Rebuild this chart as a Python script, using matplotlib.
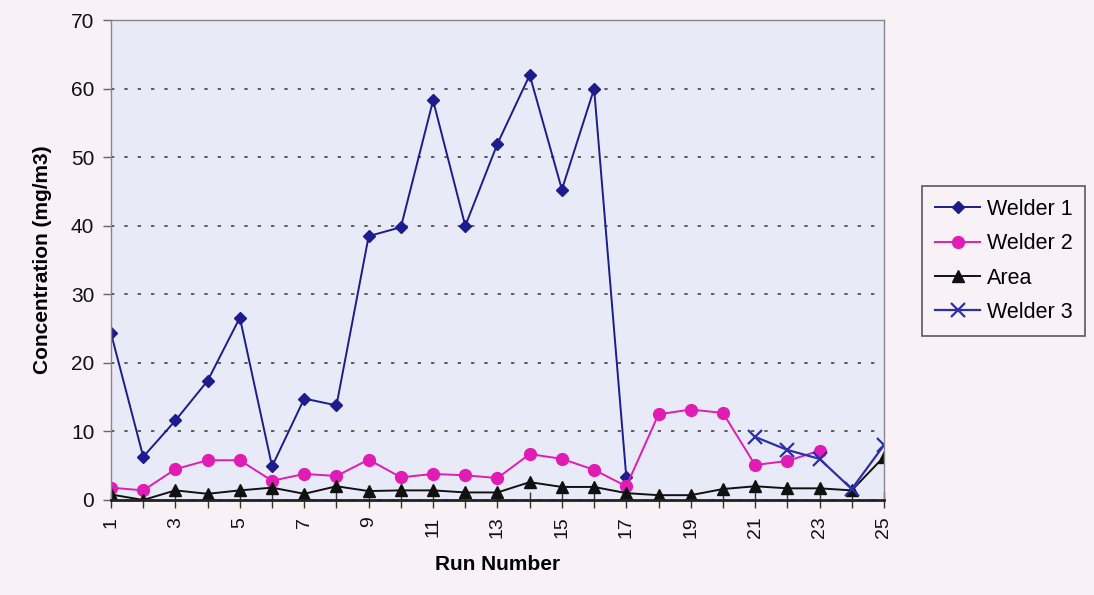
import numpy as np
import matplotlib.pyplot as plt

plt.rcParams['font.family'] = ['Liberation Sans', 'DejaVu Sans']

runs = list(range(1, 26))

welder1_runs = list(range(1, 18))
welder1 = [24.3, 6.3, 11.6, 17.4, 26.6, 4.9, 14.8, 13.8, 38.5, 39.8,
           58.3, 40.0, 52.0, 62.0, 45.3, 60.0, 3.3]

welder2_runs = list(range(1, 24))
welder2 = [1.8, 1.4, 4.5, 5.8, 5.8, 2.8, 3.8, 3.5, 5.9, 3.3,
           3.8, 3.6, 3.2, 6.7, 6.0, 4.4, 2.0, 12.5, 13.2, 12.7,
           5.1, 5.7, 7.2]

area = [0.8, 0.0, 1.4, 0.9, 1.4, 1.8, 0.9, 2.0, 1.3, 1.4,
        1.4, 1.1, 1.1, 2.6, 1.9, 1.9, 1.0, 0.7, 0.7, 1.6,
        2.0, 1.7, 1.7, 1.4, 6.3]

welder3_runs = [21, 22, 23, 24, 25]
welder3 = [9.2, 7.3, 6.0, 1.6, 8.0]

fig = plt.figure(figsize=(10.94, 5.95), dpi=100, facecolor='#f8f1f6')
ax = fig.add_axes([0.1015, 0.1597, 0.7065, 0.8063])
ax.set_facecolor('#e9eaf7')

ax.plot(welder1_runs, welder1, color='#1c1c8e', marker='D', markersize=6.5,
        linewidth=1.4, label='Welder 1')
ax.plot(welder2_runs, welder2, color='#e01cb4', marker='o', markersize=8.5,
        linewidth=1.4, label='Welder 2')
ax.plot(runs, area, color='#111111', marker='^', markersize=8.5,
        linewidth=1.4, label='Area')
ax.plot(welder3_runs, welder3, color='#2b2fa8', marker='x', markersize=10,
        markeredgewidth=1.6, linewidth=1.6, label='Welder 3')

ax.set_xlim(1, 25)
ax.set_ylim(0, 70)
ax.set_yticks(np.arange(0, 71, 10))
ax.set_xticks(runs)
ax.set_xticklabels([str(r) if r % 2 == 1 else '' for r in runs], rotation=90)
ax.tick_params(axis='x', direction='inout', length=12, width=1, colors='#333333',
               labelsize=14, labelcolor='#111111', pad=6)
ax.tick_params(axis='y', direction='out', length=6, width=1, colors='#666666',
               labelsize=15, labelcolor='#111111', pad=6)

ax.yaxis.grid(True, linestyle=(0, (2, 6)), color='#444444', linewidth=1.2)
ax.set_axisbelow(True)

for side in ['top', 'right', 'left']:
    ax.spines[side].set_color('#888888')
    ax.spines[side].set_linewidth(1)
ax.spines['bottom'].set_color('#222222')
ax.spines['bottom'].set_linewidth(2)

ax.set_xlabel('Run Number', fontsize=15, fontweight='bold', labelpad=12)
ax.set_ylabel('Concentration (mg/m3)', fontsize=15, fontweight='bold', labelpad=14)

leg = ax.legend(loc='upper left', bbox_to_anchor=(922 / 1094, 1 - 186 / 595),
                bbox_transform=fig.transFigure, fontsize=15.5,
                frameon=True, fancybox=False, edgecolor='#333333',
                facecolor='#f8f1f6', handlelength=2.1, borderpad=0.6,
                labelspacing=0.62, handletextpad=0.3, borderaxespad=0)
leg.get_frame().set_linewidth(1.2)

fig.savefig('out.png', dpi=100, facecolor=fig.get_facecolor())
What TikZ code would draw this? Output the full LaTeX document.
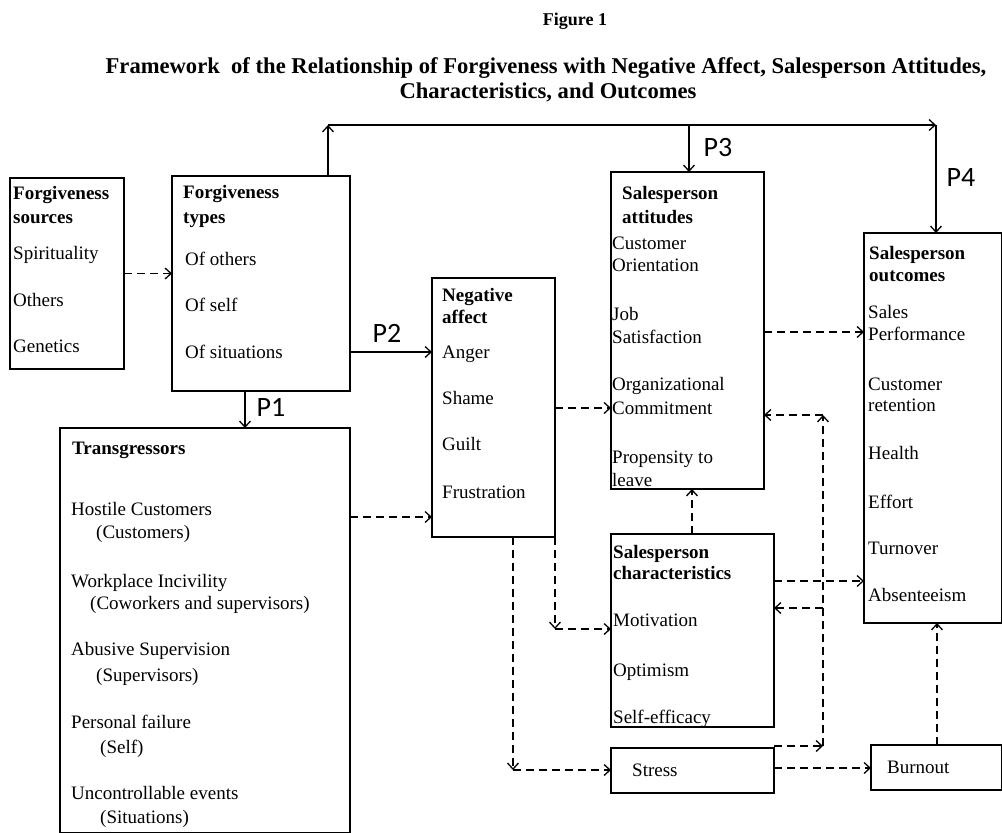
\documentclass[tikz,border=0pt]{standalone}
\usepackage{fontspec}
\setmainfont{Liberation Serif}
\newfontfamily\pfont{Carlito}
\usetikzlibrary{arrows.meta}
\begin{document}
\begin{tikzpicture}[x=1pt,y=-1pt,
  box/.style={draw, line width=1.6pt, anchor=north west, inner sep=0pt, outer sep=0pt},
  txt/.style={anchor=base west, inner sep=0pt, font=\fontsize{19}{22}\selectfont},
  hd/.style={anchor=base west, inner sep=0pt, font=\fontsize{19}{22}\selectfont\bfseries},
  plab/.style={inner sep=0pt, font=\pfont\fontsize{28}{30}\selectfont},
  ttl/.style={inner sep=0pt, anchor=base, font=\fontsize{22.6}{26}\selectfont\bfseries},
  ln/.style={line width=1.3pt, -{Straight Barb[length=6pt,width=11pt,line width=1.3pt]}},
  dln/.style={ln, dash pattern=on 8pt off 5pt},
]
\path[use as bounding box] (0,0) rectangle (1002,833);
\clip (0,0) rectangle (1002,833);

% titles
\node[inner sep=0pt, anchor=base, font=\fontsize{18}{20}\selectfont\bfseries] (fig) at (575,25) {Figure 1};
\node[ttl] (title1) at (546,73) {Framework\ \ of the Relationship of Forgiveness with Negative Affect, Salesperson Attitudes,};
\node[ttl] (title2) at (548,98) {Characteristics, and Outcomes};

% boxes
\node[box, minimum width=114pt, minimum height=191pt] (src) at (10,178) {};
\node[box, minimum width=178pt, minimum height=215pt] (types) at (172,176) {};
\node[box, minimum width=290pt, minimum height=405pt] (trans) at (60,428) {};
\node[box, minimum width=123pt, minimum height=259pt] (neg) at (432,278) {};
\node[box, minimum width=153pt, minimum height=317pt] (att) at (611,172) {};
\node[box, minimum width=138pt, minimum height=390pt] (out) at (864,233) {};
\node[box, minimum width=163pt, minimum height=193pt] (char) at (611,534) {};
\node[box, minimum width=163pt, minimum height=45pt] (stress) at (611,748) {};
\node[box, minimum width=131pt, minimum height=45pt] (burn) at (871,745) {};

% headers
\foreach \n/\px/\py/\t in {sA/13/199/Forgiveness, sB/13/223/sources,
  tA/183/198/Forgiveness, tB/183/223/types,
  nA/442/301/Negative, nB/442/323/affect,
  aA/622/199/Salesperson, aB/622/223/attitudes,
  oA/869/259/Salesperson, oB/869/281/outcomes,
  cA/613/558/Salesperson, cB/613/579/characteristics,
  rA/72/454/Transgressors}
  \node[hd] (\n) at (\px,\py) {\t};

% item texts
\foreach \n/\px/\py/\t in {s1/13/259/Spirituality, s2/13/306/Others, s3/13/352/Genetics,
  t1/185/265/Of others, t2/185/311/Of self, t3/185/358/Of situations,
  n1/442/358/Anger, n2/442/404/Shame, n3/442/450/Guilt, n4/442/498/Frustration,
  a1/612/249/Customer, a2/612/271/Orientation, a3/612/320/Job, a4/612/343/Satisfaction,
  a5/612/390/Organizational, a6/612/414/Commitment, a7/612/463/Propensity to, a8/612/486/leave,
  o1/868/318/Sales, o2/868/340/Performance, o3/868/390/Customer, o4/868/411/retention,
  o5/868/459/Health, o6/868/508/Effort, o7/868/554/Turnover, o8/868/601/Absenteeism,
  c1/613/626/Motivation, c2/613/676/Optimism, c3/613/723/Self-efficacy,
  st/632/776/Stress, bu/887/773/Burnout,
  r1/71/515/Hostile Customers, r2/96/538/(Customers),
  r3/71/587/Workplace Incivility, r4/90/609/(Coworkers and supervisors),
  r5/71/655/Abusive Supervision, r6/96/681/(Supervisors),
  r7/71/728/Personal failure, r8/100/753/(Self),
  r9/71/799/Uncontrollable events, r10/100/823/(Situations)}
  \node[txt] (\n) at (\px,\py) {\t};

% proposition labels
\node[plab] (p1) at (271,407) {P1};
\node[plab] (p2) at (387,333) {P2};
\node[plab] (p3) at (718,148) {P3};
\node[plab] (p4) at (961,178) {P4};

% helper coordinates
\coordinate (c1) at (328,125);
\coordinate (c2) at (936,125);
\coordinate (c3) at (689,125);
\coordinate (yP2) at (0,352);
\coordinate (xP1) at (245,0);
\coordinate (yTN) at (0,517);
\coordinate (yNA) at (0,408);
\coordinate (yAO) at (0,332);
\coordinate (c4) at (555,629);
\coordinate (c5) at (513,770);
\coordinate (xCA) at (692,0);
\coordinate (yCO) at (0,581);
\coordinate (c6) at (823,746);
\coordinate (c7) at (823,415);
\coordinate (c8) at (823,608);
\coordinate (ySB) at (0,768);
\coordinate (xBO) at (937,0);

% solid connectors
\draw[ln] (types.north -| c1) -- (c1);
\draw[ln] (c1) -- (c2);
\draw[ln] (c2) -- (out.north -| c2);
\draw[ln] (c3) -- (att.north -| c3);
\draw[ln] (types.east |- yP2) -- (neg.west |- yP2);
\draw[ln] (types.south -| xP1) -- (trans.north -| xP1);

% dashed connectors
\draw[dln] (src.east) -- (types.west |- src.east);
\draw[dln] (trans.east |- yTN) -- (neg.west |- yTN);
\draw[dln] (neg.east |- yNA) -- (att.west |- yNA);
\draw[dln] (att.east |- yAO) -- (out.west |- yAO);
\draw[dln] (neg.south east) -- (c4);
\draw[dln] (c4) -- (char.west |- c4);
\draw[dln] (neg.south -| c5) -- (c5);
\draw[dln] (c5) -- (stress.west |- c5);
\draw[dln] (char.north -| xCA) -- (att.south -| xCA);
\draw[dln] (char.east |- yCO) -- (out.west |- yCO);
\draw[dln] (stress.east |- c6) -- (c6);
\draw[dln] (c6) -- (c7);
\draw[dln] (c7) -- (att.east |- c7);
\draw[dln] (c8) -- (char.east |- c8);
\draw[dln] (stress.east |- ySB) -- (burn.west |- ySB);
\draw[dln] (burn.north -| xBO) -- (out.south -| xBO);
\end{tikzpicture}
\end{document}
____
→ Task description: Leave out the pictures, then repeat the listing above exactly from its first line to the line with "5.1, 5.7, 7.2]", inclusive.

→ Solved exercise:
Rebuild this chart as a Python script, using matplotlib.
import numpy as np
import matplotlib.pyplot as plt

plt.rcParams['font.family'] = ['Liberation Sans', 'DejaVu Sans']

runs = list(range(1, 26))

welder1_runs = list(range(1, 18))
welder1 = [24.3, 6.3, 11.6, 17.4, 26.6, 4.9, 14.8, 13.8, 38.5, 39.8,
           58.3, 40.0, 52.0, 62.0, 45.3, 60.0, 3.3]

welder2_runs = list(range(1, 24))
welder2 = [1.8, 1.4, 4.5, 5.8, 5.8, 2.8, 3.8, 3.5, 5.9, 3.3,
           3.8, 3.6, 3.2, 6.7, 6.0, 4.4, 2.0, 12.5, 13.2, 12.7,
           5.1, 5.7, 7.2]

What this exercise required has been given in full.